* [Data provided]
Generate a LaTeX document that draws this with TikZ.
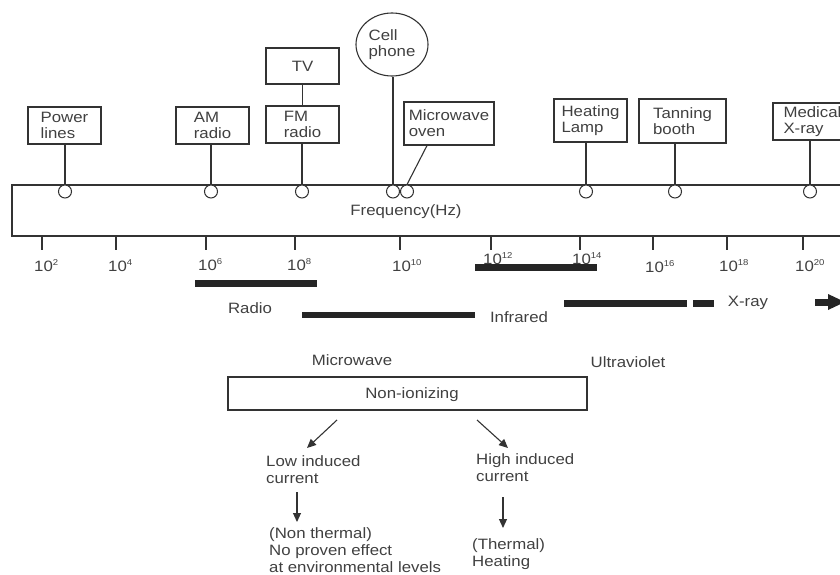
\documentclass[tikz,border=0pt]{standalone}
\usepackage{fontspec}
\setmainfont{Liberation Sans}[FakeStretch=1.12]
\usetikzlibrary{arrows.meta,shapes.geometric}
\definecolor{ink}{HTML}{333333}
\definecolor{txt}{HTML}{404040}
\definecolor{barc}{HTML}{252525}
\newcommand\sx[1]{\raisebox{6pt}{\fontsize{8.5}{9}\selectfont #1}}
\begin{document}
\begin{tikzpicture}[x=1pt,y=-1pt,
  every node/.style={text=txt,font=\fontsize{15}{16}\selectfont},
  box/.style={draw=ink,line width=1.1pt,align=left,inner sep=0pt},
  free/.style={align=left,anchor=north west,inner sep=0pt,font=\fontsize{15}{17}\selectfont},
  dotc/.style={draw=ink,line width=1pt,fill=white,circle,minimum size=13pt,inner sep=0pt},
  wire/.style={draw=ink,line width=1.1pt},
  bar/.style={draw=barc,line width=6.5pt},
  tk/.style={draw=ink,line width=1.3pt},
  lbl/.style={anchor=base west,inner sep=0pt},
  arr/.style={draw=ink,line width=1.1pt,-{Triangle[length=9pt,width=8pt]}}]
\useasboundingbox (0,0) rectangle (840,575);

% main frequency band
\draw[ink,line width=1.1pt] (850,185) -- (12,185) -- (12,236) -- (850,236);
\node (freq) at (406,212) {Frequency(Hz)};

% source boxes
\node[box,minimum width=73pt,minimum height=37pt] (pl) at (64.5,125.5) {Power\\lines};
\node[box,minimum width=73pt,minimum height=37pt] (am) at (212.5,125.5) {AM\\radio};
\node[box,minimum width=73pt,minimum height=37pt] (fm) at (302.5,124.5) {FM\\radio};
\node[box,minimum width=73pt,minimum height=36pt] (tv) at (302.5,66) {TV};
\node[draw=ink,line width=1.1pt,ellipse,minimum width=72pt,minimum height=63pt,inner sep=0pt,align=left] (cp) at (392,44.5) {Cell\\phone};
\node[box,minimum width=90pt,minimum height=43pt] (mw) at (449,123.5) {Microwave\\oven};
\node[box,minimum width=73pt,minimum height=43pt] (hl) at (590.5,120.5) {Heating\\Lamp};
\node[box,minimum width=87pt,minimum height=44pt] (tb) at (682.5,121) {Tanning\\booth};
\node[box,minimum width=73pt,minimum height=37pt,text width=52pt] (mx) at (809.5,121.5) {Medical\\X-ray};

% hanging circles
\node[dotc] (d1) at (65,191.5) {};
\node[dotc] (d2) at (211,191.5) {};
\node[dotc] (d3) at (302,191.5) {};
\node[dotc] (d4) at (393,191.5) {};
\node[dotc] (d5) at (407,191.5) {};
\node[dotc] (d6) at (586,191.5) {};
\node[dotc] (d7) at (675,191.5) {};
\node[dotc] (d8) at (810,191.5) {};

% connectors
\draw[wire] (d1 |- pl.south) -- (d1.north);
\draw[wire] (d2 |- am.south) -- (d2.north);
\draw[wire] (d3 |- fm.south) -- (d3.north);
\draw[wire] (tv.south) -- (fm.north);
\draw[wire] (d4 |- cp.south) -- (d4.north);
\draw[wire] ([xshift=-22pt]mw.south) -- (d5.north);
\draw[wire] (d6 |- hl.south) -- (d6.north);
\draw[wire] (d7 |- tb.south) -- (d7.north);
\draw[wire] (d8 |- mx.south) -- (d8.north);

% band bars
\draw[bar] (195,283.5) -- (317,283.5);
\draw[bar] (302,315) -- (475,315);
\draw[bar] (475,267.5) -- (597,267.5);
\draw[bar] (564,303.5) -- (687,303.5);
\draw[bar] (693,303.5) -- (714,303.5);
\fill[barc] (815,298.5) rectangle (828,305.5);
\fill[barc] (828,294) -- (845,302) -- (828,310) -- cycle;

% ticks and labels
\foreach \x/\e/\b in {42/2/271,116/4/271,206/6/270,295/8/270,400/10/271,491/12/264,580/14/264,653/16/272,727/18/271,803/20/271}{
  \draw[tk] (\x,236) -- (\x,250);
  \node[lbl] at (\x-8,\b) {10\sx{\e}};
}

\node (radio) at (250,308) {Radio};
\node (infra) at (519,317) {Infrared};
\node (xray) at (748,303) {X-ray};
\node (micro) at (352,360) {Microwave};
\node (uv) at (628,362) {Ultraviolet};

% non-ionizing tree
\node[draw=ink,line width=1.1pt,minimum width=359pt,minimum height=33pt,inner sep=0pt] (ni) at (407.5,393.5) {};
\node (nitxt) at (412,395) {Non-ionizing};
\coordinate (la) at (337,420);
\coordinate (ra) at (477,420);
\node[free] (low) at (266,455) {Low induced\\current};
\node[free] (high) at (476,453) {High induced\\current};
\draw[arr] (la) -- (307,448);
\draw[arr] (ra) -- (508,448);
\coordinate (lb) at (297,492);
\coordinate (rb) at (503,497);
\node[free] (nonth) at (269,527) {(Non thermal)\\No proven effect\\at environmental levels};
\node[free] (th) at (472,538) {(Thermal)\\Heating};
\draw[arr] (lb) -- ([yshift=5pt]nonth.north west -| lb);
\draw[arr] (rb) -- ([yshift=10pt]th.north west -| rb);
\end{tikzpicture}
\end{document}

* [What this task involves]
Repeat the data exactly in full, omitting its pictures.

* [Written solution]
Generate a LaTeX document that draws this with TikZ.
\documentclass[tikz,border=0pt]{standalone}
\usepackage{fontspec}
\setmainfont{Liberation Sans}[FakeStretch=1.12]
\usetikzlibrary{arrows.meta,shapes.geometric}
\definecolor{ink}{HTML}{333333}
\definecolor{txt}{HTML}{404040}
\definecolor{barc}{HTML}{252525}
\newcommand\sx[1]{\raisebox{6pt}{\fontsize{8.5}{9}\selectfont #1}}
\begin{document}
\begin{tikzpicture}[x=1pt,y=-1pt,
  every node/.style={text=txt,font=\fontsize{15}{16}\selectfont},
  box/.style={draw=ink,line width=1.1pt,align=left,inner sep=0pt},
  free/.style={align=left,anchor=north west,inner sep=0pt,font=\fontsize{15}{17}\selectfont},
  dotc/.style={draw=ink,line width=1pt,fill=white,circle,minimum size=13pt,inner sep=0pt},
  wire/.style={draw=ink,line width=1.1pt},
  bar/.style={draw=barc,line width=6.5pt},
  tk/.style={draw=ink,line width=1.3pt},
  lbl/.style={anchor=base west,inner sep=0pt},
  arr/.style={draw=ink,line width=1.1pt,-{Triangle[length=9pt,width=8pt]}}]
\useasboundingbox (0,0) rectangle (840,575);

% main frequency band
\draw[ink,line width=1.1pt] (850,185) -- (12,185) -- (12,236) -- (850,236);
\node (freq) at (406,212) {Frequency(Hz)};

% source boxes
\node[box,minimum width=73pt,minimum height=37pt] (pl) at (64.5,125.5) {Power\\lines};
\node[box,minimum width=73pt,minimum height=37pt] (am) at (212.5,125.5) {AM\\radio};
\node[box,minimum width=73pt,minimum height=37pt] (fm) at (302.5,124.5) {FM\\radio};
\node[box,minimum width=73pt,minimum height=36pt] (tv) at (302.5,66) {TV};
\node[draw=ink,line width=1.1pt,ellipse,minimum width=72pt,minimum height=63pt,inner sep=0pt,align=left] (cp) at (392,44.5) {Cell\\phone};
\node[box,minimum width=90pt,minimum height=43pt] (mw) at (449,123.5) {Microwave\\oven};
\node[box,minimum width=73pt,minimum height=43pt] (hl) at (590.5,120.5) {Heating\\Lamp};
\node[box,minimum width=87pt,minimum height=44pt] (tb) at (682.5,121) {Tanning\\booth};
\node[box,minimum width=73pt,minimum height=37pt,text width=52pt] (mx) at (809.5,121.5) {Medical\\X-ray};

% hanging circles
\node[dotc] (d1) at (65,191.5) {};
\node[dotc] (d2) at (211,191.5) {};
\node[dotc] (d3) at (302,191.5) {};
\node[dotc] (d4) at (393,191.5) {};
\node[dotc] (d5) at (407,191.5) {};
\node[dotc] (d6) at (586,191.5) {};
\node[dotc] (d7) at (675,191.5) {};
\node[dotc] (d8) at (810,191.5) {};

% connectors
\draw[wire] (d1 |- pl.south) -- (d1.north);
\draw[wire] (d2 |- am.south) -- (d2.north);
\draw[wire] (d3 |- fm.south) -- (d3.north);
\draw[wire] (tv.south) -- (fm.north);
\draw[wire] (d4 |- cp.south) -- (d4.north);
\draw[wire] ([xshift=-22pt]mw.south) -- (d5.north);
\draw[wire] (d6 |- hl.south) -- (d6.north);
\draw[wire] (d7 |- tb.south) -- (d7.north);
\draw[wire] (d8 |- mx.south) -- (d8.north);

% band bars
\draw[bar] (195,283.5) -- (317,283.5);
\draw[bar] (302,315) -- (475,315);
\draw[bar] (475,267.5) -- (597,267.5);
\draw[bar] (564,303.5) -- (687,303.5);
\draw[bar] (693,303.5) -- (714,303.5);
\fill[barc] (815,298.5) rectangle (828,305.5);
\fill[barc] (828,294) -- (845,302) -- (828,310) -- cycle;

% ticks and labels
\foreach \x/\e/\b in {42/2/271,116/4/271,206/6/270,295/8/270,400/10/271,491/12/264,580/14/264,653/16/272,727/18/271,803/20/271}{
  \draw[tk] (\x,236) -- (\x,250);
  \node[lbl] at (\x-8,\b) {10\sx{\e}};
}

\node (radio) at (250,308) {Radio};
\node (infra) at (519,317) {Infrared};
\node (xray) at (748,303) {X-ray};
\node (micro) at (352,360) {Microwave};
\node (uv) at (628,362) {Ultraviolet};

% non-ionizing tree
\node[draw=ink,line width=1.1pt,minimum width=359pt,minimum height=33pt,inner sep=0pt] (ni) at (407.5,393.5) {};
\node (nitxt) at (412,395) {Non-ionizing};
\coordinate (la) at (337,420);
\coordinate (ra) at (477,420);
\node[free] (low) at (266,455) {Low induced\\current};
\node[free] (high) at (476,453) {High induced\\current};
\draw[arr] (la) -- (307,448);
\draw[arr] (ra) -- (508,448);
\coordinate (lb) at (297,492);
\coordinate (rb) at (503,497);
\node[free] (nonth) at (269,527) {(Non thermal)\\No proven effect\\at environmental levels};
\node[free] (th) at (472,538) {(Thermal)\\Heating};
\draw[arr] (lb) -- ([yshift=5pt]nonth.north west -| lb);
\draw[arr] (rb) -- ([yshift=10pt]th.north west -| rb);
\end{tikzpicture}
\end{document}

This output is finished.